Written task – From the line with "Reproduce this chart with Chart.js." to the line with "const yStep = 50;", both included, repeat each line exactly and leave out the pictures.
## BEGIN
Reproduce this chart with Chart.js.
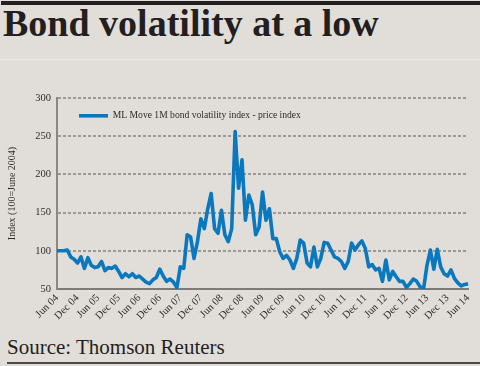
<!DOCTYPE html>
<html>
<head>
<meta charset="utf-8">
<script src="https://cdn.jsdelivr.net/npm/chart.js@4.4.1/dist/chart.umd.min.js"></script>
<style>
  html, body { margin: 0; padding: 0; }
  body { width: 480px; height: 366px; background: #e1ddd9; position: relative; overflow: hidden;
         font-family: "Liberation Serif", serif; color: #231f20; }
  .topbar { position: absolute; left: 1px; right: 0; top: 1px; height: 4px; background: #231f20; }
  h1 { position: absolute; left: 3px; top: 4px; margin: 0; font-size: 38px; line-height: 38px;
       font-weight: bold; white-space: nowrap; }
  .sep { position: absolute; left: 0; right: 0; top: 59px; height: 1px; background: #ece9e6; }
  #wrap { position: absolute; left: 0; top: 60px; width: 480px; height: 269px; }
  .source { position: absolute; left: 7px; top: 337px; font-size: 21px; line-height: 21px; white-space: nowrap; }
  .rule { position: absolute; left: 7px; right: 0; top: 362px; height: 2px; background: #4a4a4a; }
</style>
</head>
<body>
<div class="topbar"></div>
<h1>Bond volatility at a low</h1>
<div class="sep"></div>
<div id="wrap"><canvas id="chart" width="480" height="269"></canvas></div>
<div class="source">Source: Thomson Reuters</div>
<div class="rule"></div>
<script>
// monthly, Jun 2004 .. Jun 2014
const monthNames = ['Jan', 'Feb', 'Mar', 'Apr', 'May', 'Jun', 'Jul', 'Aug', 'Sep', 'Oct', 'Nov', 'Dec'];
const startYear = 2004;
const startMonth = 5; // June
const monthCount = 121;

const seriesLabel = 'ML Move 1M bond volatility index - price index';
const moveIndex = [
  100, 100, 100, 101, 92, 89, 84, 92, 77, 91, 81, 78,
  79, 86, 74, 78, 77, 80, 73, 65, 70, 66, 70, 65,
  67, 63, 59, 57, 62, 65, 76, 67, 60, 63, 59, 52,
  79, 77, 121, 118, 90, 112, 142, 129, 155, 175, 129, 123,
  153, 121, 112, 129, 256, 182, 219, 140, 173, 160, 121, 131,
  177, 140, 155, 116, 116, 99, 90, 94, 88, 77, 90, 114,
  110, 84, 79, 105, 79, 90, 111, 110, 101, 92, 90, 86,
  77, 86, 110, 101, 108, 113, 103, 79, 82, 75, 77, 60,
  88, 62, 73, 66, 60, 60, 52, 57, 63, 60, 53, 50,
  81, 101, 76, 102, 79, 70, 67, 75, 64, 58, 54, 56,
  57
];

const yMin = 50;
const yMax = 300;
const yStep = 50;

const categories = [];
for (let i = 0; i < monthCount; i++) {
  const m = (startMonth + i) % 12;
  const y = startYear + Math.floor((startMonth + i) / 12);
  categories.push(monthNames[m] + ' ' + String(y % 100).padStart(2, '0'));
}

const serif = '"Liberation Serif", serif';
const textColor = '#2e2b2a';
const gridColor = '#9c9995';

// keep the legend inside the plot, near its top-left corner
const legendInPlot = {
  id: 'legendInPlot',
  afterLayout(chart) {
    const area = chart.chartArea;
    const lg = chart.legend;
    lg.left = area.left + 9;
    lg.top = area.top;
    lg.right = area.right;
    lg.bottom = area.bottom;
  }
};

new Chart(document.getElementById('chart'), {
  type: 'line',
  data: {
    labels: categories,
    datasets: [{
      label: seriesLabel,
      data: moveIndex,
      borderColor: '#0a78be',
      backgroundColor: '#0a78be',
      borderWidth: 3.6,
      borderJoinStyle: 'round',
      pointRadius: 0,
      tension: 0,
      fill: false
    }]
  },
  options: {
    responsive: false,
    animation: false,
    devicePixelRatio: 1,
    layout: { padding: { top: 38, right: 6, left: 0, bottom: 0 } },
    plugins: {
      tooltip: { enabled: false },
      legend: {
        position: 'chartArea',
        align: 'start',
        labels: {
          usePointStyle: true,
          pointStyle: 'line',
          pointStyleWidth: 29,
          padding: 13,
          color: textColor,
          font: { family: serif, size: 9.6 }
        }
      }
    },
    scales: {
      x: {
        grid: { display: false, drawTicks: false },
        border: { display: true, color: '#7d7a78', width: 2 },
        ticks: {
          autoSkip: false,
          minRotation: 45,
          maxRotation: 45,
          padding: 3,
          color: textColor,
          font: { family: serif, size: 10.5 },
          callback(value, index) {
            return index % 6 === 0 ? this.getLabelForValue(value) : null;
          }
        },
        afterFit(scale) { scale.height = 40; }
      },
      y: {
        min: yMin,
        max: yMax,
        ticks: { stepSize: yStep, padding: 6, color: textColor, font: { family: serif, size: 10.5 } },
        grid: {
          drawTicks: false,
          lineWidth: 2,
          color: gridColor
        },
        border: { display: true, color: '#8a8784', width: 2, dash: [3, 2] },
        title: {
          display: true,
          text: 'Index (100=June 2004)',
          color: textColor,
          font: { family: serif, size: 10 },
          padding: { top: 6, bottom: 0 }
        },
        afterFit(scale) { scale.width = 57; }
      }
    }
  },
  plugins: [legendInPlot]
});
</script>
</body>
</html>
## END
## BEGIN
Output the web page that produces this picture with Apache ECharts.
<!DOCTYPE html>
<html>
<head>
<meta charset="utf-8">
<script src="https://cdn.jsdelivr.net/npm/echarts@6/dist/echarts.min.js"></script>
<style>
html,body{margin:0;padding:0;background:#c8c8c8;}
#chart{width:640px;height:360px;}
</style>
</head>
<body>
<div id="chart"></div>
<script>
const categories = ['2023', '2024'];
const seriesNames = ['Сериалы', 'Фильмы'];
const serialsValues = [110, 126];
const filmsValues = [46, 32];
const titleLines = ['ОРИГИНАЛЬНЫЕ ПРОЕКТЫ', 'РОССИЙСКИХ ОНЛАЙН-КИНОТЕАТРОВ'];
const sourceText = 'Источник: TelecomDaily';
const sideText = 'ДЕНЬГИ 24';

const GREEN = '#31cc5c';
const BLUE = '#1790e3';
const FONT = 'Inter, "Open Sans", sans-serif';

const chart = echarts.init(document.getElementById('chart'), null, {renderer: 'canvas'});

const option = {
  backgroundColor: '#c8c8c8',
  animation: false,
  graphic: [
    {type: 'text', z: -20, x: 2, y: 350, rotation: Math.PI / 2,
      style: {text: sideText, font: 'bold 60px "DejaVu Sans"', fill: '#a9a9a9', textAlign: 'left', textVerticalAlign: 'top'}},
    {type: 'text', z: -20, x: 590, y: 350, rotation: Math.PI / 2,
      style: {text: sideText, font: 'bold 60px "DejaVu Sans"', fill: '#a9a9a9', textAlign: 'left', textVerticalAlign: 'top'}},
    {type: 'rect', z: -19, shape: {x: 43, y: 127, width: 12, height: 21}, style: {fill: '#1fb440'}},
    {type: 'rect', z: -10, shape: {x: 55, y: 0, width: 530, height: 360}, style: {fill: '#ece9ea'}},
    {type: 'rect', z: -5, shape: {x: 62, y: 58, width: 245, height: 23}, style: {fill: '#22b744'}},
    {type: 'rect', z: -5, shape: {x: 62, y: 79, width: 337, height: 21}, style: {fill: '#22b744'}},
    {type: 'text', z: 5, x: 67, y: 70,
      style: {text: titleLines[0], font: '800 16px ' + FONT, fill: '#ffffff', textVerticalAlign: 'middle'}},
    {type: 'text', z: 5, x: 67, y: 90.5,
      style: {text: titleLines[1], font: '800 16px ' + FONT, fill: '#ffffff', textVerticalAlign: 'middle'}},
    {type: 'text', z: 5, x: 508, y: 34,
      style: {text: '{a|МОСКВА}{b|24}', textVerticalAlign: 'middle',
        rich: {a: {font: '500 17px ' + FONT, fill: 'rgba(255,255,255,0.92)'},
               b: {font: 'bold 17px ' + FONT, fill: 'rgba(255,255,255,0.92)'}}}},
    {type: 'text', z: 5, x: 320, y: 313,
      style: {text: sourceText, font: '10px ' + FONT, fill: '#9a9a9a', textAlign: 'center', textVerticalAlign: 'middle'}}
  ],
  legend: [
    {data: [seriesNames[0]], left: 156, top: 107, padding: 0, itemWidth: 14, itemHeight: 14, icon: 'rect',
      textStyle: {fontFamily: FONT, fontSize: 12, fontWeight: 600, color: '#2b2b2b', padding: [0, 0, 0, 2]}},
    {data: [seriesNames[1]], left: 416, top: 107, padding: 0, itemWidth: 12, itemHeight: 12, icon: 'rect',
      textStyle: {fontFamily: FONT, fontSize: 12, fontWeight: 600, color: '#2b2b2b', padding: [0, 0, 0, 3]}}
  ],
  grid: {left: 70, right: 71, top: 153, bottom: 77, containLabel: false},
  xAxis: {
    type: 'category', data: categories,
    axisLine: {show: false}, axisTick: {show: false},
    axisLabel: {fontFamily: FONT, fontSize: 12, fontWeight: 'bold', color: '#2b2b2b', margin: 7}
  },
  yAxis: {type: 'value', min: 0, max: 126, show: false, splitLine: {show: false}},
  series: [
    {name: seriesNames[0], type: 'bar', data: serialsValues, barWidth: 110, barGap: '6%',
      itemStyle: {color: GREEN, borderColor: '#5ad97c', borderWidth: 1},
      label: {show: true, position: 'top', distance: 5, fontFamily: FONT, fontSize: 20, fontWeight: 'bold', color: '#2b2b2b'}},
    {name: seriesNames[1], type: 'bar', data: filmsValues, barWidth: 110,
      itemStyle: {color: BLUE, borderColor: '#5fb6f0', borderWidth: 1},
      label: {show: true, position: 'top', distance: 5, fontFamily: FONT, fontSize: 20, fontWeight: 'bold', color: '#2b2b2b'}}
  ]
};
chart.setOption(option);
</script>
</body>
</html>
## END
The answer –
Reproduce this chart with Chart.js.
<!DOCTYPE html>
<html>
<head>
<meta charset="utf-8">
<script src="https://cdn.jsdelivr.net/npm/chart.js@4.4.1/dist/chart.umd.min.js"></script>
<style>
  html, body { margin: 0; padding: 0; }
  body { width: 480px; height: 366px; background: #e1ddd9; position: relative; overflow: hidden;
         font-family: "Liberation Serif", serif; color: #231f20; }
  .topbar { position: absolute; left: 1px; right: 0; top: 1px; height: 4px; background: #231f20; }
  h1 { position: absolute; left: 3px; top: 4px; margin: 0; font-size: 38px; line-height: 38px;
       font-weight: bold; white-space: nowrap; }
  .sep { position: absolute; left: 0; right: 0; top: 59px; height: 1px; background: #ece9e6; }
  #wrap { position: absolute; left: 0; top: 60px; width: 480px; height: 269px; }
  .source { position: absolute; left: 7px; top: 337px; font-size: 21px; line-height: 21px; white-space: nowrap; }
  .rule { position: absolute; left: 7px; right: 0; top: 362px; height: 2px; background: #4a4a4a; }
</style>
</head>
<body>
<div class="topbar"></div>
<h1>Bond volatility at a low</h1>
<div class="sep"></div>
<div id="wrap"><canvas id="chart" width="480" height="269"></canvas></div>
<div class="source">Source: Thomson Reuters</div>
<div class="rule"></div>
<script>
// monthly, Jun 2004 .. Jun 2014
const monthNames = ['Jan', 'Feb', 'Mar', 'Apr', 'May', 'Jun', 'Jul', 'Aug', 'Sep', 'Oct', 'Nov', 'Dec'];
const startYear = 2004;
const startMonth = 5; // June
const monthCount = 121;

const seriesLabel = 'ML Move 1M bond volatility index - price index';
const moveIndex = [
  100, 100, 100, 101, 92, 89, 84, 92, 77, 91, 81, 78,
  79, 86, 74, 78, 77, 80, 73, 65, 70, 66, 70, 65,
  67, 63, 59, 57, 62, 65, 76, 67, 60, 63, 59, 52,
  79, 77, 121, 118, 90, 112, 142, 129, 155, 175, 129, 123,
  153, 121, 112, 129, 256, 182, 219, 140, 173, 160, 121, 131,
  177, 140, 155, 116, 116, 99, 90, 94, 88, 77, 90, 114,
  110, 84, 79, 105, 79, 90, 111, 110, 101, 92, 90, 86,
  77, 86, 110, 101, 108, 113, 103, 79, 82, 75, 77, 60,
  88, 62, 73, 66, 60, 60, 52, 57, 63, 60, 53, 50,
  81, 101, 76, 102, 79, 70, 67, 75, 64, 58, 54, 56,
  57
];

const yMin = 50;
const yMax = 300;
const yStep = 50;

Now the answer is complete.